Pavlo Pashchenko, Efrem Lukatskyi, Oleksandr Glyadlyelov, Serhii Supinskyi, Vitalii Zaporozhchenko. Courtesy of Oleksandr Liapin
Valerii Reshetniak Communicating with from Komsomol Party Apparatus. 1988. Courtesy of Oleksandr Liapin
Oleksandr Liapin. Ukrainskyi Likuvalnyk. Courtesy of Oleksandr Liapin

But Pohliad’s works irritated them all. We were accused of failing to depict the achievements of Perestroika, of not showing the Party’s leading role in the restructuring process, and instead presenting only the sad outcome of the Soviet Union’s existence – chernukha (Russian slang for grim or dark social realism), and propaganda of Ukrainian bourgeois nationalism. We replied that photography does not lie – it is a document of its era. This, we said, is exactly what the leading role of the Party and government looks like. After lengthy disputes, the exhibition was shut down several days later.

 

But there was another reaction as well. At the large Exhibition of Achievements of the National Economy (VDNH) in Kyiv, queues stretched for hundreds of metres. In the visitors’ book, people wrote about their hopes, fears, and dreams for the country’s future. Some even lamented that Stalinist times had passed, saying we ought to be shot. That was what the era looked like: fear and freedom, hatred and hope coexisted.

 

Pohliad actively communicated with other photographic groups: authors from Kharkiv and the Lviv-based group Vezha. We organised an exhibition of works by its leader, Mykhailo Frantsuzov.

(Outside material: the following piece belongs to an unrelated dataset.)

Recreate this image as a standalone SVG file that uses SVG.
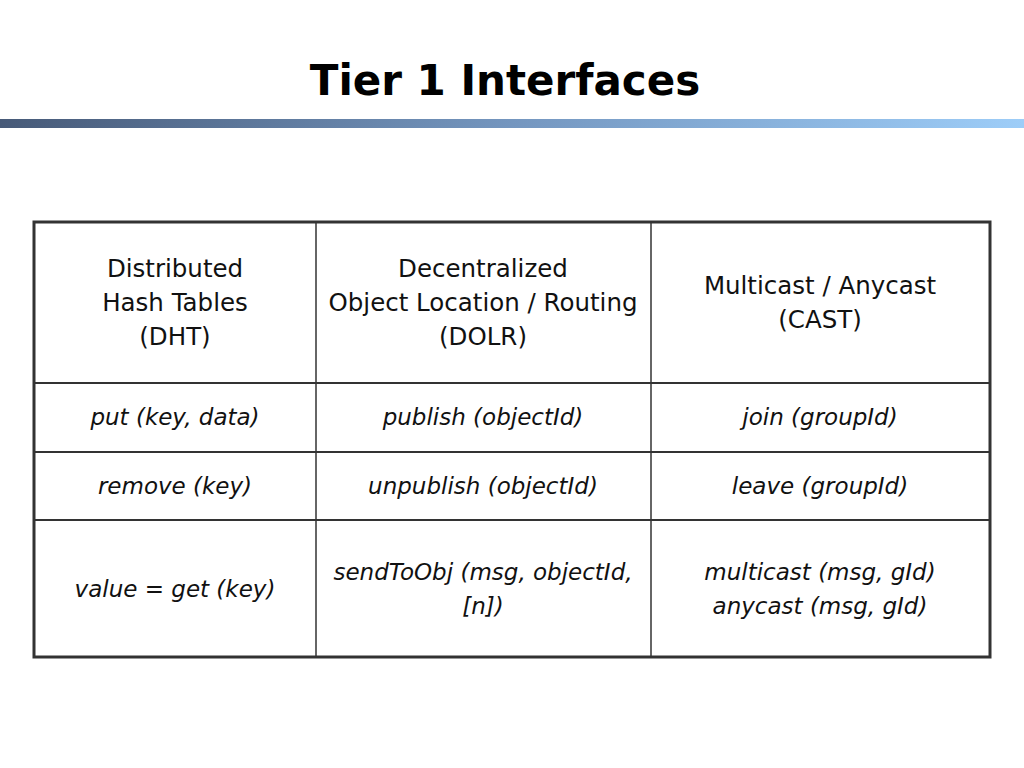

Members of the Pohliad Group. Courtesy of Oleksandr Liapin

Beyond exhibitions, the collective’s members were also engaged in educational work. Oleksii Levytskyi founded the first informal Academy of Photography, attracting large numbers of young people. We lectured, held practical workshops, and argued about the meaning of documentary photography. Sessions took place in various locations, most often in the Mystetstvo shop on Kyiv’s Khreshchatyk Street. Oleksandr Glyadyelov helped young photographers gain access to international photography events. Rita Ostrovska ran a children’s photography studio.

Opening of an Exhibition at Kosyi Kaponir. Rita Ostrovska, Bob Mikhailov, Valerii Reshetniak. Photo by Pavlo Pashchenko. 1992. Courtesy of Oleksandr Liapin

I served as curator of the first national documentary photography competition, Ukrpresfoto (1993–1995), which introduced new names in the field. The competition was organised and financed with support from the production agency Maestro and the companies Minolta and Kodak-Ukraine. It was held first at the Kosyi Kaponir museum and later at the Ukrainian House. The jury included respected photographers, artists, art historians, and journalists. Among them were Marta Kuzma, director of the Centre for Contemporary Art; Borys Cherniakov, professor at the Faculty of Journalism of Taras Shevchenko University; photographer Viktor Marushchenko; and several foreign journalists. The jury was entirely independent.

 

We held three competitions. The winners included Pohliad members Pavlo Pashchenko, Valerii Reshetniak, and Oleksandr Glyadyelov. Later, financial difficulties and inflation struck the sponsors, and that was the end of it. As for me, journalistic work consumed me entirely, and I no longer had enough time for other directions of activity.

Pavlo Pashchenko. Street. 1991. Courtesy of Oleksandr Liapin

By 1994, our paths had diverged. Some were already working for leading international agencies. Some emigrated. Some left documentary photography and moved into commercial work. The history of the creative collective Pohliad as an organisation ended there.

 

But only formally.

 

Because each of its participants continued to work, and together, even while barely meeting one another, we changed the photographic landscape of Ukraine. Perhaps that is photography’s true destiny: to stop a moment, and at the same time imperceptibly alter history.